Description of the task:
Starting with the first line of the data that follows, transcribe every line verbatim until the line containing "series_values = [conservative, liberal, labour]" has been transcribed.

*** Collected data

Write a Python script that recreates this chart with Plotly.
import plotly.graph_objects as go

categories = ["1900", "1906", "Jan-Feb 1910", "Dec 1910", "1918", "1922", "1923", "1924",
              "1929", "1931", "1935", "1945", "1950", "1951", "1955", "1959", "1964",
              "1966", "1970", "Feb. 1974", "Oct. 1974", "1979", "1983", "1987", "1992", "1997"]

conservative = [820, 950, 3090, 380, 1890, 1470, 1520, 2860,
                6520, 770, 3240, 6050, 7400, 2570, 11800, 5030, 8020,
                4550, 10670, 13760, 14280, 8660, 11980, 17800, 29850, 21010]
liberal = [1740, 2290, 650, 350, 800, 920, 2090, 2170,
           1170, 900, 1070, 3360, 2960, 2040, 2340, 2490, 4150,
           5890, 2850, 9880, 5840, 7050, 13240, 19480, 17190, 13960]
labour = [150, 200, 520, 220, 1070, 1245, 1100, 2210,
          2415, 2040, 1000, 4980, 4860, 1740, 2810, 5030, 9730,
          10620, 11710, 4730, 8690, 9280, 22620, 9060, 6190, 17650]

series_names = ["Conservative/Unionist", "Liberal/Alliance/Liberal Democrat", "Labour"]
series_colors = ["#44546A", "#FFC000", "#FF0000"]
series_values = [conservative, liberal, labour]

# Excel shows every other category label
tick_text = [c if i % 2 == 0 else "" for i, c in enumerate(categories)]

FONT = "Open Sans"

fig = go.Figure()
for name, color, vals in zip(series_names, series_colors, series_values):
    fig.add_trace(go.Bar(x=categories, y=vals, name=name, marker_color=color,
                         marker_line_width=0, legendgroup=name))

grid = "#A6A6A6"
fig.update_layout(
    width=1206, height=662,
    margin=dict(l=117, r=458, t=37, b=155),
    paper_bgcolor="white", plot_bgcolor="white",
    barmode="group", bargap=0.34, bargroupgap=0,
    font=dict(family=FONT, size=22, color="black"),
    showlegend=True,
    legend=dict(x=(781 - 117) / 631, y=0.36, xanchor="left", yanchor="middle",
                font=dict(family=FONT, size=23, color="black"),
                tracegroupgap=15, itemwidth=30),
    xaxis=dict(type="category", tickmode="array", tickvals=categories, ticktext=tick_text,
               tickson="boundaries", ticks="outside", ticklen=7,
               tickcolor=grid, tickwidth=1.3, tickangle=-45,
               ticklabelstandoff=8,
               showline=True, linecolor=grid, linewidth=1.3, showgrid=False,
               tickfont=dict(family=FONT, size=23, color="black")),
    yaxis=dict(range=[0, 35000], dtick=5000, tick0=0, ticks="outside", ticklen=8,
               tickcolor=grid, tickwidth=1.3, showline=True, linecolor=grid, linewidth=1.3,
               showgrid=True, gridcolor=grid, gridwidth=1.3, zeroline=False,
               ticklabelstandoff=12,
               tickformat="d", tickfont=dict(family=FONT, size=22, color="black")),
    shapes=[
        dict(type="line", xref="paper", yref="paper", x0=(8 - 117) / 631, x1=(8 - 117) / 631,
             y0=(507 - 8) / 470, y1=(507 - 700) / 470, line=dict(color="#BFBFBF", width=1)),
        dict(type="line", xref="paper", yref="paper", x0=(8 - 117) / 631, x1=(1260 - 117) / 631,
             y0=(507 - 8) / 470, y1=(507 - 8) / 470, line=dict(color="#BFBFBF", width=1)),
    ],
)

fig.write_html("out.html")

******

Solution to the exercise:
Write a Python script that recreates this chart with Plotly.
import plotly.graph_objects as go

categories = ["1900", "1906", "Jan-Feb 1910", "Dec 1910", "1918", "1922", "1923", "1924",
              "1929", "1931", "1935", "1945", "1950", "1951", "1955", "1959", "1964",
              "1966", "1970", "Feb. 1974", "Oct. 1974", "1979", "1983", "1987", "1992", "1997"]

conservative = [820, 950, 3090, 380, 1890, 1470, 1520, 2860,
                6520, 770, 3240, 6050, 7400, 2570, 11800, 5030, 8020,
                4550, 10670, 13760, 14280, 8660, 11980, 17800, 29850, 21010]
liberal = [1740, 2290, 650, 350, 800, 920, 2090, 2170,
           1170, 900, 1070, 3360, 2960, 2040, 2340, 2490, 4150,
           5890, 2850, 9880, 5840, 7050, 13240, 19480, 17190, 13960]
labour = [150, 200, 520, 220, 1070, 1245, 1100, 2210,
          2415, 2040, 1000, 4980, 4860, 1740, 2810, 5030, 9730,
          10620, 11710, 4730, 8690, 9280, 22620, 9060, 6190, 17650]

series_names = ["Conservative/Unionist", "Liberal/Alliance/Liberal Democrat", "Labour"]
series_colors = ["#44546A", "#FFC000", "#FF0000"]
series_values = [conservative, liberal, labour]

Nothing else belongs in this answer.